Kolejnym strzałem w dziesiątkę było Varieté. Oni idealnie oddawali to, co ja wtedy czułem. Dołowali na maxa i to mi wtedy odpowiadało. Najważniejsze w tych tekstach było to, że one nigdy chyba nie uległy przedawnieniu. Do tej pory włączam te utwory i nadal są aktualne, z czym zresztą sam Grzesiek Kaźmierczak by się pewnie nie zgodził. Był też taki zespół jak Sztywny Pal Azji, ale ich teksty przeżywały się już po roku.
Nasze nastroje widać było jak na dłoni przez to, jak wyglądaliśmy i w co się ubieraliśmy. Czarny i szary to były kolory, którymi chcieliśmy podkreślić tę beznadzieję i marazm. Poza tym nie można było przecież założyć koszulki z przekreślonym sierpem i młotem, bo był to najprostszy sposób by trafić do więzienia. Wiele subkultur, jak punki, metale, depesze, czy popersi korzystało z tego “czarnego manifestu”. Byli też oczywiście punkowcy, którym zależało, by wyglądać ekstrawagancko, by szokować i tym samym odciąć się od tłumu. Najczęściej to oni właśnie wszczynali najwięcej awantur.
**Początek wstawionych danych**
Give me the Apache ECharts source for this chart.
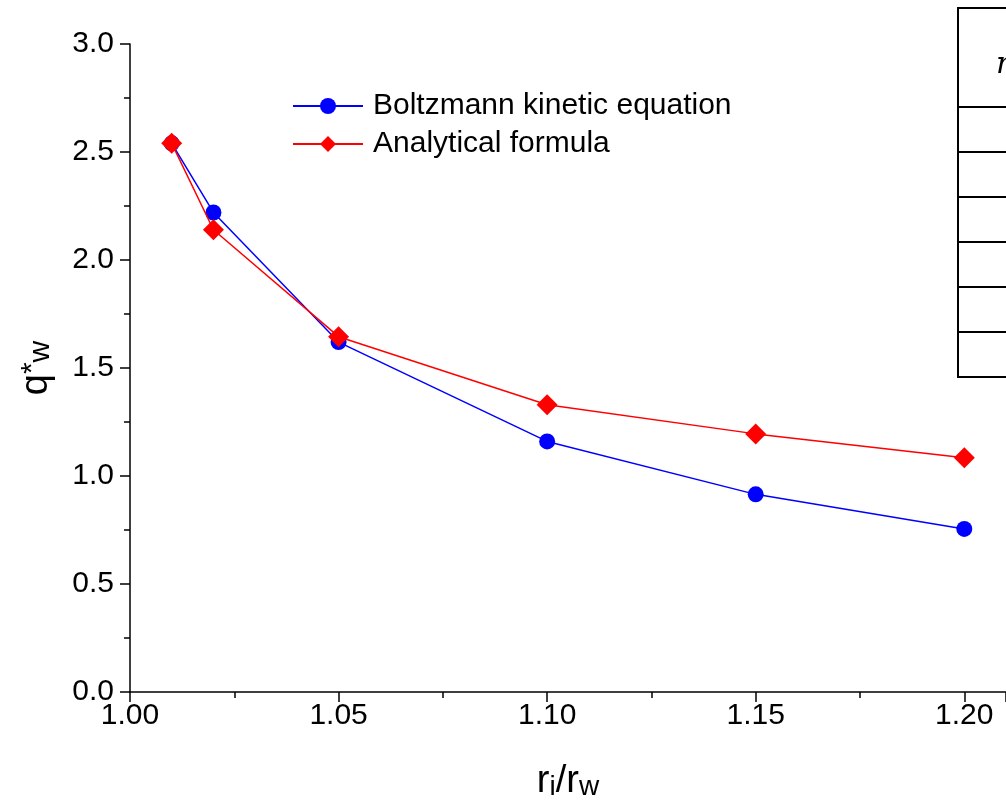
<!DOCTYPE html>
<html>
<head>
<meta charset="utf-8">
<script src="https://cdn.jsdelivr.net/npm/echarts@6/dist/echarts.min.js"></script>
<style>
html,body{margin:0;padding:0;background:#fff;}
#chart{width:1006px;height:812px;}
</style>
</head>
<body>
<div id="chart"></div>
<script>
// ---- data ----
const xValues = [1.01, 1.02, 1.05, 1.10, 1.15, 1.20];
const boltzmann = [2.54, 2.22, 1.62, 1.16, 0.915, 0.755];
const analytical = [2.54, 2.14, 1.645, 1.33, 1.195, 1.085];
const seriesNames = ['Boltzmann kinetic equation', 'Analytical formula'];
const tableRows = 7;

const FONT = '"Liberation Sans", Arial, sans-serif';
const chart = echarts.init(document.getElementById('chart'), null, {renderer: 'canvas'});

const pair = (xs, ys) => xs.map((x, i) => [x, ys[i]]);

// table decoration (cut-off at right edge)
const tableTop = 8, tableBottom = 377, tableLeft = 958, rowH = 45;
const tableEls = [{
  type: 'rect', z: 100,
  shape: {x: tableLeft, y: tableTop, width: 80, height: tableBottom - tableTop},
  style: {fill: '#fff', stroke: '#000', lineWidth: 2}
}];
for (let i = 0; i < tableRows - 1; i++) {
  const y = tableBottom - rowH * (i + 1);
  tableEls.push({type: 'line', z: 101, shape: {x1: tableLeft, y1: y, x2: 1010, y2: y}, style: {stroke: '#000', lineWidth: 2}});
}
tableEls.push({type: 'text', z: 102, x: 996, y: 50, style: {text: 'r', font: 'italic 30px "DejaVu Serif", serif', fill: '#000'}});

const axisCommon = {
  axisLine: {show: true, onZero: false, lineStyle: {color: '#000', width: 1.5}},
  axisTick: {show: true, inside: false, length: 10, lineStyle: {color: '#000', width: 1.5}},
  minorTick: {show: true, splitNumber: 2, length: 6, lineStyle: {color: '#000', width: 1.5}},
  splitLine: {show: false},
  minorSplitLine: {show: false}
};

chart.setOption({
  animation: false,
  backgroundColor: '#fff',
  grid: {left: 129, top: 44, bottom: 120, right: -5, containLabel: false},
  xAxis: Object.assign({
    type: 'value', min: 1.00, max: 1.21, interval: 0.05,
    axisLabel: {fontFamily: FONT, fontSize: 30, color: '#000', margin: 9, showMaxLabel: false,
      formatter: v => v.toFixed(2)},
    name: '{r|r}{s|i}{r|/r}{s|w}',
    nameLocation: 'middle', nameGap: 71,
    nameTextStyle: {
      rich: {
        r: {fontFamily: FONT, fontSize: 38, color: '#000', lineHeight: 38, verticalAlign: 'top'},
        s: {fontFamily: FONT, fontSize: 28, color: '#000', lineHeight: 28, verticalAlign: 'bottom', padding: [24, 0, 0, 0]}
      }
    }
  }, axisCommon),
  yAxis: Object.assign({
    type: 'value', min: 0, max: 3.0, interval: 0.5,
    axisLabel: {fontFamily: FONT, fontSize: 30, color: '#000', margin: 16,
      formatter: v => v.toFixed(1)},
    name: '{q|q}{p|*}{s|w}',
    nameLocation: 'middle', nameGap: 74, nameRotate: 90,
    nameTextStyle: {
      rich: {
        q: {fontFamily: FONT, fontSize: 38, color: '#000', lineHeight: 38, verticalAlign: 'middle'},
        p: {fontFamily: FONT, fontSize: 30, color: '#000', lineHeight: 30, verticalAlign: 'top'},
        s: {fontFamily: FONT, fontSize: 30, color: '#000', lineHeight: 30, verticalAlign: 'bottom', padding: [18, 0, 0, 0]}
      }
    }
  }, axisCommon),
  legend: {
    orient: 'vertical', left: 287, top: 86,
    itemWidth: 70, itemHeight: 20, itemGap: 8,
    textStyle: {fontFamily: FONT, fontSize: 30, color: '#000', padding: [0, 0, 0, 5]},
    data: seriesNames
  },
  series: [
    {
      name: seriesNames[0], type: 'line', data: pair(xValues, boltzmann),
      symbol: 'circle', symbolSize: 16,
      lineStyle: {color: '#0000ff', width: 1.5},
      itemStyle: {color: '#0000ff'}, z: 2
    },
    {
      name: seriesNames[1], type: 'line', data: pair(xValues, analytical),
      symbol: 'diamond', symbolSize: 21,
      lineStyle: {color: '#ff0000', width: 1.5},
      itemStyle: {color: '#ff0000'}, z: 3
    }
  ],
  graphic: tableEls
});
</script>
</body>
</html>
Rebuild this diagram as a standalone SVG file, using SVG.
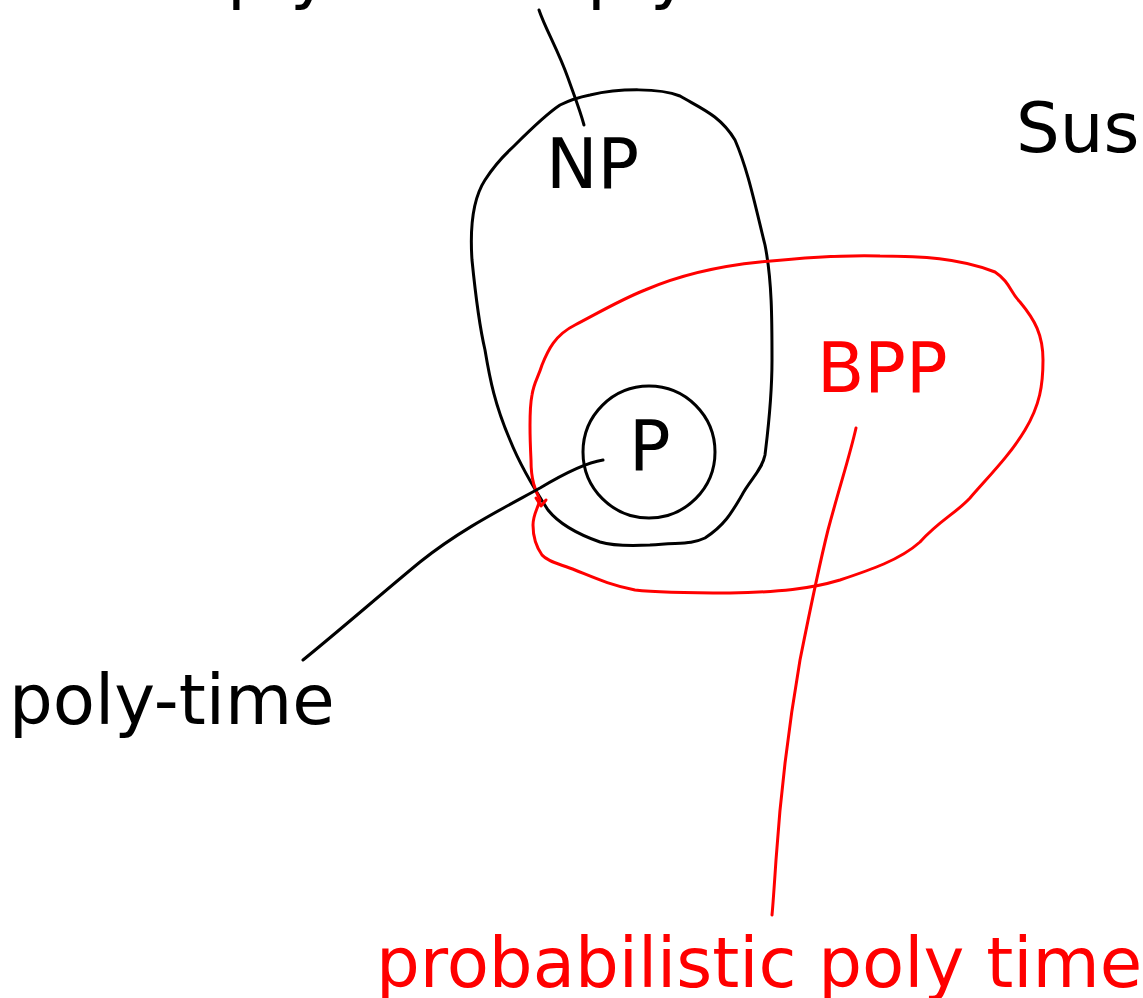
<svg xmlns="http://www.w3.org/2000/svg" width="1143" height="998" viewBox="0 0 1143 998">
<style>
.t{font-family:"DejaVu Sans",sans-serif;font-size:69px}
.k{fill:#000}
.r{fill:#ff0000}
.bl{fill:none;stroke:#000;stroke-width:3;stroke-linecap:round;stroke-linejoin:round}
.rl{fill:none;stroke:#ff0000;stroke-width:3;stroke-linecap:round;stroke-linejoin:round}
</style>
<rect width="1143" height="998" fill="#fff"/>
<g id="top-labels">
<text class="t k" x="227" y="-4">ply</text>
<text class="t k" x="587" y="-4">ply</text>
</g>
<g id="sus"><text class="t k" x="1016" y="152">Sus</text></g>
<g id="NP">
<path class="bl" d="M590,95 C620,88 660,88 680,96 C700,108 720,115 735,140 C748,170 755,205 765,245 C772,280 772,320 772,360 C772,400 768,430 765,455 C762,470 750,480 742,495 C732,512 725,525 705,538 C690,545 680,542 650,545 C630,546 610,545 600,542 C580,535 560,525 548,510 C535,490 520,465 510,440 C495,405 490,380 485,350 C478,320 475,290 472,260 C470,230 472,200 485,180 C498,160 505,155 515,145 C530,130 545,115 560,105 C570,100 580,97 590,95 Z"/>
<text class="t k" x="546" y="188">NP</text>
</g>
<g id="BPP">
<path class="rl" d="M760,262 C800,258 850,255 880,256 C920,256 960,258 995,272 C1010,282 1010,292 1020,302 C1035,320 1043,335 1043,360 C1043,385 1040,405 1025,430 C1010,455 990,475 970,498 C955,514 940,520 920,542 C900,560 870,570 840,580 C810,589 780,592 730,593 C690,593 660,593 635,590 C610,585 595,578 575,570 C560,564 548,562 542,555 C535,545 533,535 533,525 C533,515 537,510 540,500 C535,490 531,480 531,460 C530,440 529,410 532,395 C534,382 538,378 542,365 C548,350 555,335 575,325 C600,312 620,300 645,290 C680,275 720,266 760,262 Z"/>
<path class="rl" d="M536,498 L541,506 L546,500"/>
<text class="t r" x="817" y="392">BPP</text>
</g>
<g id="P">
<circle class="bl" cx="649" cy="452" r="66"/>
<text class="t k" x="629" y="470">P</text>
</g>
<g id="poly-time"><text class="t k" x="9" y="724">poly-time</text></g>
<g id="prob"><text class="t r" x="376" y="987">probabilistic poly time</text></g>
<g id="connectors">
<path class="bl" d="M539,10 C545,28 558,50 568,78 C574,95 580,110 584,125"/>
<path class="bl" d="M603,460 C590,462 570,470 540,488 C500,510 460,530 420,562 C380,595 340,630 303,660"/>
<path class="rl" d="M856,428 C850,455 840,485 828,530 C818,570 810,610 800,660 C788,730 780,800 776,860 C774,890 773,905 772,915"/>
</g>
</svg>
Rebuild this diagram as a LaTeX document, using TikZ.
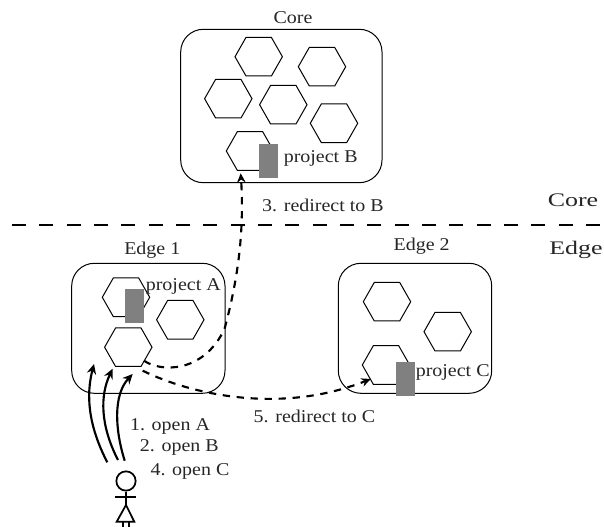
\documentclass[tikz,border=0pt]{standalone}
\usepackage{fontspec}
\usepackage{graphicx}
\setmainfont{Liberation Serif}
\usetikzlibrary{arrows.meta}
\definecolor{blockgrey}{RGB}{128,128,128}
\newcommand{\widetxt}[1]{\scalebox{1.11}[1]{#1}}
\newcommand{\widerzone}[1]{\scalebox{1.35}[1]{#1}}
\tikzset{
  x=0.75pt,y=-0.75pt,
  host/.style={draw=black,line width=0.75pt,rounded corners=17pt},
  hexa/.style={draw=black,line width=0.75pt},
  block/.style={fill=blockgrey,draw=none,minimum width=14.2pt,minimum height=25.5pt,inner sep=0pt},
  lbl/.style={font=\fontsize{13.5pt}{15pt}\selectfont,inner sep=0pt,text=black!85},
  zone/.style={font=\fontsize{14.4pt}{16pt}\selectfont,inner sep=0pt,text=black!85},
  open/.style={line width=1.6pt,-{Stealth[length=7.5pt,width=7pt]}},
  redir/.style={line width=1.6pt,dash pattern=on 5.5pt off 5pt,-{Stealth[length=7pt,width=6.5pt]}},
  stick/.style={line width=1.3pt,draw=black}
}
\newcommand{\hexat}[3]{%
  \coordinate (#1) at (#2,#3);
  \draw[hexa] (#2-23.7,#3) -- (#2-12.7,#3-19.3) -- (#2+12.7,#3-19.3) -- (#2+23.7,#3) -- (#2+12.7,#3+19.3) -- (#2-12.7,#3+19.3) -- cycle;
}
\begin{document}
\begin{tikzpicture}
\useasboundingbox (0,0) rectangle (604,527);
% Core site
\node[lbl] (coretitle) at (293,18) {\widetxt{Core}};
\draw[host] (180.7,29.3) rectangle (382,182.7);
\hexat{c1}{258.7}{56.7}
\hexat{c2}{322}{66.7}
\hexat{c3}{228.3}{98.7}
\hexat{c4}{283.3}{104.7}
\hexat{c5}{334}{123.3}
\hexat{c6}{250}{151}
\node[block] (pb) at (268.3,161) {};
\node[lbl] (pbt) at (320.7,158) {\widetxt{project B}};
% divider
\coordinate (divl) at (12,225);
\coordinate (divr) at (604,225);
\draw[line width=1.5pt,dash pattern=on 10.5pt off 10pt] (divl) -- (divr);
\node[zone] (zc) at (573,200) {\widerzone{Core}};
\node[zone] (ze) at (576,250) {\widerzone{Edge}};
% Edge 1
\node[lbl] (e1t) at (152.3,250) {\widetxt{Edge 1}};
\draw[host] (71.7,263.3) rectangle (225,393.3);
\hexat{a1}{126}{297.3}
\hexat{a2}{180.3}{319.8}
\hexat{a3}{128.3}{347.2}
\node[block] (pa) at (134.5,306) {};
\node[lbl] (pat) at (183.3,286.7) {\widetxt{project A}};
% Edge 2
\node[lbl] (e2t) at (421.7,246) {\widetxt{Edge 2}};
\draw[host] (338.3,263.3) rectangle (491.7,393.3);
\hexat{b1}{387}{301.7}
\hexat{b2}{447.7}{331.7}
\hexat{b3}{386}{365}
\node[block] (pc) at (405.5,379) {};
\node[lbl] (pct) at (452.7,372.7) {\widetxt{project C}};
% person
\node[circle,draw=black,line width=1.3pt,minimum size=14.5pt,inner sep=0pt] (head) at (126,481) {};
\coordinate (apex) at (126,505);
\coordinate (arml) at (115,497.3);
\coordinate (armr) at (136,497.3);
\coordinate (bl) at (116.7,521.7);
\coordinate (br) at (134.3,521.7);
\coordinate (ll) at (123.3,521.7);
\coordinate (lr) at (128.7,521.7);
\coordinate (lle) at (123.3,527);
\coordinate (lre) at (128.7,527);
\draw[stick] (head.south) -- (apex);
\draw[stick] (arml) -- (armr);
\draw[stick] (apex) -- (bl) -- (br) -- cycle;
\draw[stick] (ll) -- (lle);
\draw[stick] (lr) -- (lre);
% open arrows
\coordinate (s1) at (107.3,462.3);
\coordinate (t1) at (94,364);
\coordinate (s2) at (118,460);
\coordinate (t2) at (112.7,368.7);
\coordinate (s3) at (124.7,460.7);
\coordinate (t3) at (132.7,374);
\draw[open] (s1) .. controls (88,425) and (86,395) .. (t1);
\draw[open] (s2) .. controls (100,425) and (100,395) .. (t2);
\draw[open] (s3) .. controls (115,430) and (113,395) .. (t3);
\node[lbl] (o1) at (170,426) {\widetxt{1. open A}};
\node[lbl] (o2) at (179.3,447.7) {\widetxt{2. open B}};
\node[lbl] (o3) at (190,471) {\widetxt{4. open C}};
% redirects
\coordinate (r0) at (144,360.7);
\coordinate (r1) at (224.5,329);
\coordinate (rb) at (240.7,173.3);
\coordinate (q0) at (142.7,370.7);
\coordinate (qc) at (370.7,379);
\draw[redir] (r0) .. controls (160,372) and (203,374) .. (r1) .. controls (235,290) and (245,240) .. (rb);
\draw[redir] (q0) .. controls (190,394) and (280,415) .. (qc);
\node[lbl] (l3) at (323,205) {\widetxt{3. redirect to B}};
\node[lbl] (l5) at (314.5,416) {\widetxt{5. redirect to C}};
\end{tikzpicture}
\end{document}
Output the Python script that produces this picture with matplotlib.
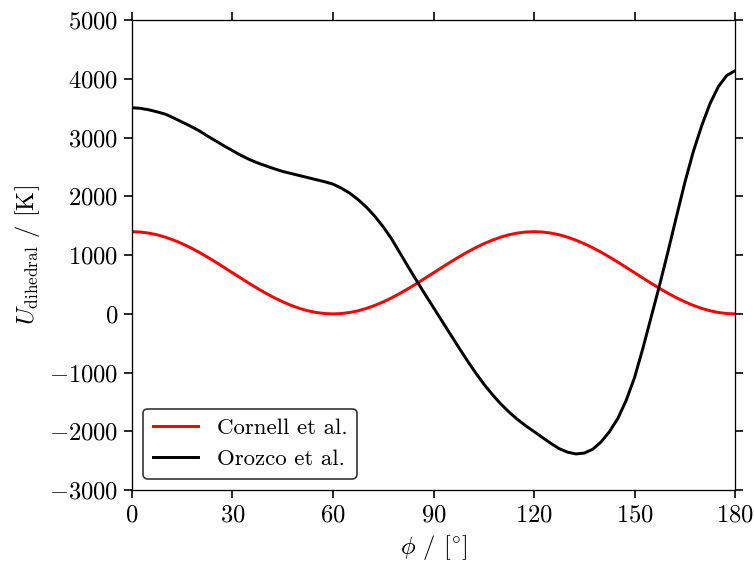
import numpy as np
import matplotlib
matplotlib.use('Agg')
import matplotlib.pyplot as plt

# dihedral angle grid (deg) and energies
phi = np.arange(0, 180.1, 2.5)

cornell = [1400, 1394, 1376, 1347, 1306, 1255, 1195, 1126, 1050, 968, 881,
           791, 700, 609, 519, 432, 350, 274, 205, 145, 94, 53, 24, 6, 0,
           6, 24, 53, 94, 145, 205, 274, 350, 432, 519, 609, 700, 791, 881,
           968, 1050, 1126, 1195, 1255, 1306, 1347, 1376, 1394, 1400,
           1394, 1376, 1347, 1306, 1255, 1195, 1126, 1050, 968, 881, 791,
           700, 609, 519, 432, 350, 274, 205, 145, 94, 53, 24, 6, 0]

orozco = [3510, 3500, 3475, 3440, 3400, 3335, 3265, 3195, 3120, 3030, 2945,
          2860, 2780, 2700, 2630, 2570, 2520, 2470, 2425, 2390, 2355, 2320,
          2285, 2250, 2210, 2140, 2055, 1945, 1815, 1660, 1480, 1275, 1035,
          795, 560, 330, 105, -120, -345, -570, -790, -1000, -1195, -1370,
          -1530, -1670, -1795, -1905, -2005, -2105, -2205, -2295, -2355,
          -2385, -2370, -2305, -2180, -2005, -1780, -1470, -1080, -580,
          -40, 500, 1070, 1660, 2240, 2760, 3200, 3580, 3870, 4060, 4140]

xticks = [0, 30, 60, 90, 120, 150, 180]
yticks = [-3000, -2000, -1000, 0, 1000, 2000, 3000, 4000, 5000]

plt.rcParams['font.family'] = 'serif'
plt.rcParams['font.serif'] = ['cmr10']
plt.rcParams['mathtext.fontset'] = 'cm'
plt.rcParams['axes.formatter.use_mathtext'] = True
plt.rcParams['font.size'] = 15

fig = plt.figure(figsize=(754 / 118, 562 / 118), dpi=118)
ax = fig.add_axes([0.175, 0.128, 0.8, 0.836])

ax.plot(phi, cornell, color='r', lw=1.8, label='Cornell et al.')
ax.plot(phi, orozco, color='k', lw=1.8, label='Orozco et al.')

ax.set_xlim(0, 180)
ax.set_ylim(-3000, 5000)
ax.set_xticks(xticks)
ax.set_yticks(yticks)
ax.tick_params(direction='out', top=True, right=True, length=5, width=1)
ax.set_xlabel(r'$\phi$ / [$^{\circ}$]')
ax.set_ylabel(r'$U_{\mathrm{dihedral}}$ / [K]')
ax.legend(loc='lower left', edgecolor='0.2', framealpha=1, fontsize=14)

fig.savefig('out.png', dpi=118)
Zwykłemu odbiorcy, który szedł na koncert i nie chciał oberwać po mordzie, wystarczał kolor czarny i było mu z tym dobrze. Był inny od społeczeństwa, ale jednak należał do jakiejś grupy ludzi podobnych do siebie, walczących o to samo, z tymi samymi ideałami i marzeniami.
Pasja do muzyki nigdy mi nie przeszła. Prowadzę dzisiaj sklep muzyczny “Hey Joe”, w którym mam jedną z większych kolekcji płyt winylowych. Dzięki temu mam wrażanie, że zatrzymałem czas dla siebie i moich klientów, bo zawsze uważałem i uważam nadal, że dobrego winyla nic nie pokona, nawet płyta CD.